Equality & Human Rights Commission calls for evidence on religion or belief issues
Posted: Thu, 14 Aug 2014
The Equality and Human Rights Commission (EHRC) has launched a major call for evidence from individuals and organisations about how their religion or belief (including non-belief), or that of other people, may have affected their experiences in the workplace and in using the services and facilities they need in everyday life.
The Commission wants to hear about the issues people face, including issues stemming from the provision of faith schools, religious selection of pupils and collective worship in schools.
The Commission will use the evidence as part of its work looking at assessing the effectiveness of current equality and human rights legislation on religion or belief.
The Commission also wants to hear from employers and employees about the religion or belief issues people face in the workplace and how solutions have been found. The Commission wants to know about both negative and positive experiences since 2010.
Despite a number of high profile legal cases involving the manifestation of religion or belief in the workplace, the EHRC say very little is known about how frequently these issues occur in practice.
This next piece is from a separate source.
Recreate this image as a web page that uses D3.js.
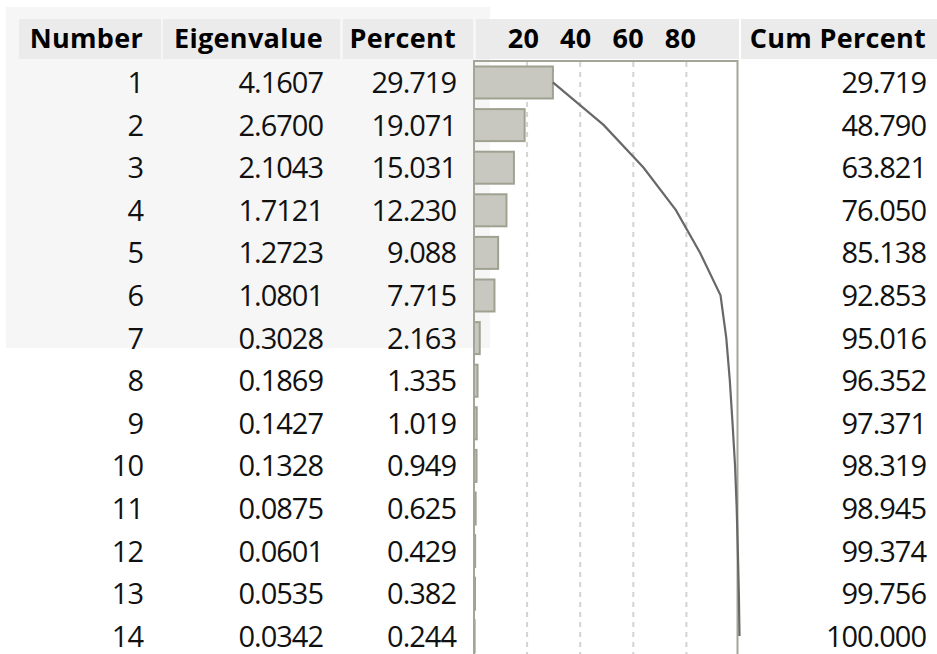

The information will be used to assess how employers and service providers are taking religion or belief into account and the impact this has on individuals. The work covers all faiths and beliefs, including non-belief, and experiences in England, Scotland and Wales.
Stephen Evans, National Secular Society campaigns manager, said:
"It's important that both in the workplace and when we use publicly-funded services such as schools, hospitals and other services provided by local authorities, no-one is treated unfairly or denied access on grounds of religious belief or non-belief.
"This call for evidence provides an ideal opportunity to map out the issues people are facing because of their beliefs and I would urge anyone who has an experience to share to take part in this project."
Mark Hammond, Chief Executive of the Equality and Human Rights Commission, said: "Everyone has the right to be treated with fairness, dignity and respect, that includes respect for people's faith or beliefs, and respect for the rights of others.
"We are well aware of the complexity in dealing with such issues. Undertaking this major piece of work will help to build our understanding about how well the law is working so we can fully examine the adequacy of the current legal framework for religion or belief."
The research is part of a three-year EHRC programme of work to increase understanding of religion or belief in public life, improve knowledge about what happens in practice and ensure that the laws that protect everyone's right to be treated with fairness, dignity and respect are effective.